Falls are widely regarded as the primary cause of workplace injuries and fatalities. Accordingly, on Nov. 17, OSHA took steps to reduce injuries and fatalities by updating its general industry Walking-Working Surfaces standards specific to slip, trip and fall hazards. The rule becomes effective on Jan. 17, 2017.
OSHA’s new fall guidelines
At their core, the new guidelines aim to allow employers to use fall protection methods that make the most sense for them, providing a wider range of options to keep employees safe in the workplace. When combined, these guidelines create a situation in which:
- Personal fall prevention strategies can be more easily customized based on specific environments.

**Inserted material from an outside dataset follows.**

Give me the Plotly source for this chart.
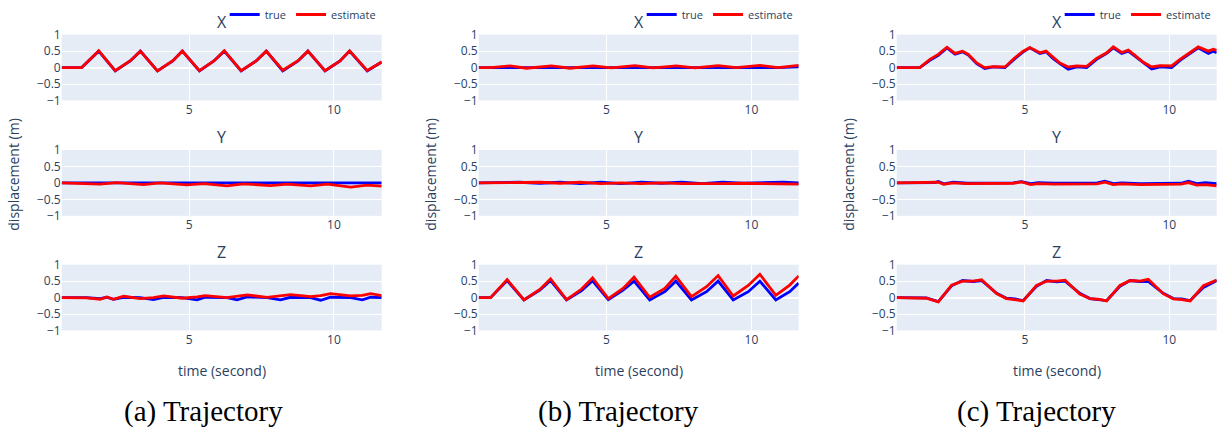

- Construction professionals that work in multiple industries – which is fairly common – don’t have to worry about disparate rules across different settings.
- Rope descent systems can be used from up to 300 feet above lower levels.

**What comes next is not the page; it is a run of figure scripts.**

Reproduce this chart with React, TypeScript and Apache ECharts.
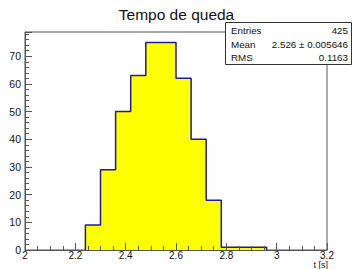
import React, { useEffect, useRef } from "react";
import * as echarts from "echarts";

const title = "Tempo de queda";
const xAxisName = "t [s]";
const binEdges = [2.24, 2.3, 2.36, 2.42, 2.48, 2.54, 2.6, 2.66, 2.72, 2.78, 2.84, 2.9, 2.96];
const counts = [9, 29, 50, 63, 75, 75, 62, 40, 18, 1, 1, 1];
const statsLabels = ["Entries", "Mean", "RMS"];
const statsValues = ["425", "2.526 \u00b1 0.005646", "0.1163"];

const FONT = "'Liberation Sans', Arial, Helvetica, sans-serif";
const AXIS_COLOR = "#555";

export default function App() {
  const ref = useRef<HTMLDivElement>(null);
  useEffect(() => {
    document.body.style.margin = "0";
    const chart = echarts.init(ref.current!, null, { renderer: "svg" });

    const outline: number[][] = [];
    counts.forEach((c, i) => {
      if (i === 0) outline.push([binEdges[0], 0]);
      outline.push([binEdges[i], c]);
      outline.push([binEdges[i + 1], c]);
    });
    outline.push([binEdges[binEdges.length - 1], 0]);

    const boxX = 225, boxY = 22, boxW = 126, boxH = 42;
    const rowYs = [30, 44, 57.5];
    const statsGraphics: any[] = [
      {
        type: "rect",
        shape: { x: boxX + 0.5, y: boxY + 0.5, width: boxW, height: boxH },
        style: { fill: "#fff", stroke: "#333", lineWidth: 1 },
        z: 100,
      },
      {
        type: "text",
        x: 328,
        y: 269,
        style: { text: xAxisName, fill: "#111", font: `9px ${FONT}`, textVerticalAlign: "bottom", textAlign: "right" },
        z: 101,
      },
    ];
    statsLabels.forEach((l, i) => {
      statsGraphics.push({
        type: "text",
        x: boxX + 6,
        y: rowYs[i],
        style: { text: l, fill: "#111", font: `9.8px ${FONT}`, textVerticalAlign: "middle", textAlign: "left" },
        z: 101,
      });
      statsGraphics.push({
        type: "text",
        x: boxX + boxW - 3,
        y: rowYs[i],
        style: { text: statsValues[i], fill: "#111", font: `9.8px ${FONT}`, textVerticalAlign: "middle", textAlign: "right" },
        z: 101,
      });
    });

    chart.setOption({
      animation: false,
      backgroundColor: "#fff",
      title: {
        text: title,
        left: "center",
        top: 1,
        textStyle: { fontFamily: FONT, fontSize: 15.5, fontWeight: "normal", color: "#111" },
      },
      grid: {
        left: 25,
        right: 26,
        top: 32,
        bottom: 19,
        show: true,
        borderColor: AXIS_COLOR,
        borderWidth: 1,
        backgroundColor: "transparent",
      },
      xAxis: {
        type: "value",
        min: 2,
        max: 3.2,
        interval: 0.2,
        z: 10,
        axisLine: { show: true, lineStyle: { color: AXIS_COLOR, width: 1 } },
        axisTick: { show: true, inside: true, length: 7, lineStyle: { color: AXIS_COLOR } },
        minorTick: { show: true, splitNumber: 4, length: 4, lineStyle: { color: AXIS_COLOR } },
        splitLine: { show: false },
        axisLabel: {
          fontFamily: FONT,
          fontSize: 10,
          lineHeight: 9,
          color: "#111",
          margin: 1,
          formatter: (v: number) => String(Math.round(v * 10) / 10),
        },
      },
      yAxis: {
        type: "value",
        min: 0,
        max: 78.75,
        interval: 10,
        z: 10,
        axisLine: { show: true, lineStyle: { color: AXIS_COLOR, width: 1 } },
        axisTick: { show: true, inside: true, length: 7, lineStyle: { color: AXIS_COLOR } },
        minorTick: { show: true, splitNumber: 5, length: 4, lineStyle: { color: AXIS_COLOR } },
        splitLine: { show: false },
        axisLabel: {
          fontFamily: FONT,
          fontSize: 10.5,
          color: "#111",
          margin: 4,
          showMaxLabel: false,
        },
      },
      series: [
        {
          type: "line",
          data: outline,
          symbol: "none",
          z: 3,
          lineStyle: { color: "#1c1c96", width: 1.5 },
          areaStyle: { color: "#ffff00", opacity: 1 },
        },
      ],
      graphic: statsGraphics,
    });
    return () => chart.dispose();
  }, []);
  return (
    <div
      ref={ref}
      style={{ position: "fixed", left: 0, top: 0, width: 353, height: 269 }}
    />
  );
}
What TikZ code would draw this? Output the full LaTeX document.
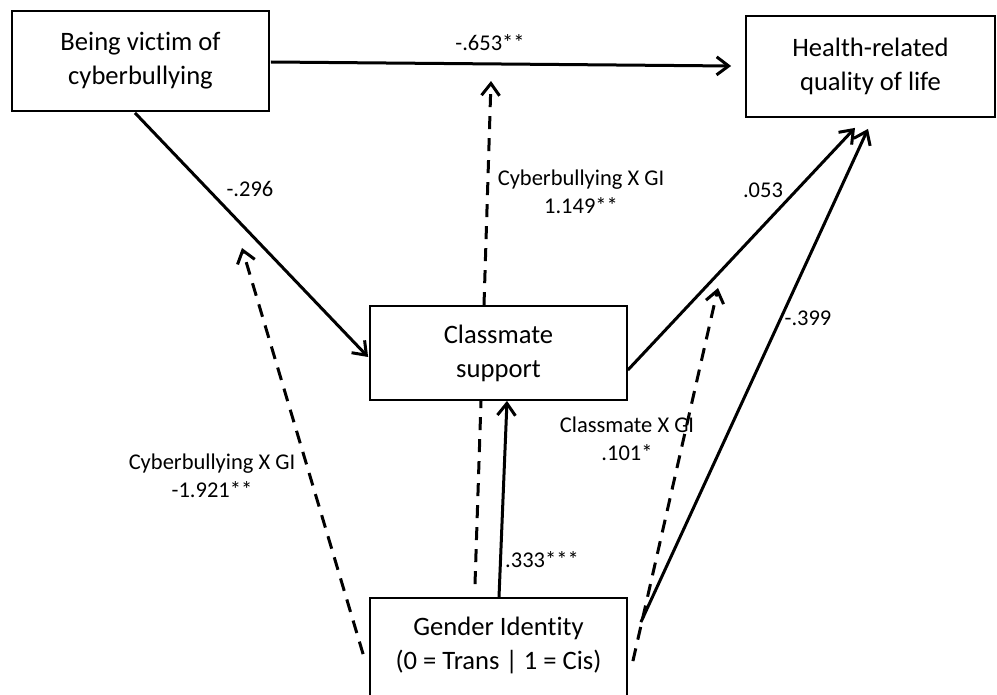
\documentclass[tikz,border=0pt]{standalone}
\usepackage{fontspec}
\setmainfont[Ligatures={NoCommon}]{Carlito}
\usetikzlibrary{arrows.meta,calc}
\begin{document}
\begin{tikzpicture}[x=1pt,y=-1pt,
  box/.style={draw, line width=1.8pt, inner sep=0, align=center, font=\fontsize{26.6}{34}\selectfont},
  btext/.style={inner sep=0, align=center, font=\fontsize{26.6}{34}\selectfont},
  lab/.style={inner sep=0, align=center, font=\fontsize{22.5}{28}\selectfont},
  arr/.style={line width=3pt, -{Straight Barb[length=12pt,width=18pt]}},
  dashln/.style={line width=3pt, dash pattern=on 13pt off 9pt}]
\useasboundingbox (0,0) rectangle (997,695);
\clip (0,0) rectangle (997,695);
\fill[white] (0,0) rectangle (997,695);

\node[box, minimum width=257pt, minimum height=100pt] (A) at (140.5,61) {Being victim of\\cyberbullying};
\node[box, minimum width=249pt, minimum height=101pt] (B) at (870.5,66.5) {Health-related\\quality of life};
\node[box, minimum width=257pt, minimum height=94pt] (C) at (498.5,353) {Classmate\\support};
\node[box, minimum width=257pt, minimum height=130pt] (G) at (498.5,663) {};
\node[btext] (Gt) at (498.5,645) {Gender Identity\\(0 = Trans | 1 = Cis)};

\coordinate (m1) at (242,248);
\coordinate (m2) at (491,81);
\coordinate (m3) at (718,288);

\draw[arr] ($(A.east)+(1,1)$) -- ($(B.west)+(-14,-0.5)$);
\draw[arr] ($(A.south)+(-5.5,1)$) -- ($(C.west)+(-1,4)$);
\draw[arr] ($(C.east)+(0,17)$) -- ($(B.south)+(-15.5,10)$);
\draw[arr] ($(G.north east)+(13,25)$) -- ($(B.south)+(-2.5,11)$);
\draw[arr] ($(G.north)+(0.5,0)$) -- ($(C.south)+(8.5,0)$);
\draw[dashln] ($(G.north)+(-23.5,-13)$) -- ($(C.south)+(-17.5,0)$);
\draw[dashln, arr] ($(C.north)+(-14.5,0)$) -- (m2);
\draw[dashln, arr] ($(G.north west)+(-6,57)$) -- (m1);
\draw[dashln, arr] ($(G.north east)+(5,64)$) -- (m3);

\node[lab] (l1) at (490,43) {-.653**};
\node[lab] (l2) at (250,189) {-.296};
\node[lab] (l3) at (212,476) {Cyberbullying X GI\\-1.921**};
\node[lab] (l4) at (581,192) {Cyberbullying X GI\\1.149**};
\node[lab] (l5) at (763,190) {.053};
\node[lab] (l6) at (808,318) {-.399};
\node[lab] (l7) at (627,439) {Classmate X GI\\.101*};
\node[lab] (l8) at (542,560) {.333***};
\end{tikzpicture}
\end{document}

- Employee training on fall protection and supporting equipment is mandatory.
- Body belts are prohibited as part of personal fall prevention strategies.
Implications of OSHA’s plans
OSHA expects the update to general industry Walking-Working Surfaces standards specific to fall hazards to have a major positive impact on worker protection. Current estimates expect the updated regulations to save 29 lives annually while preventing approximately 5,842 injuries each year. David Michaels, assistant secretary of labor for Occupational Safety and Health, pointed out that OSHA expects the final rule to help employers take advantage of modern technologies.
“The final rule will increase workplace protection from those hazards, especially fall hazards, which are a leading cause of worker deaths and injuries,” said Michaels. “OSHA believes advances in technology and greater flexibility will reduce worker deaths and injuries from falls.”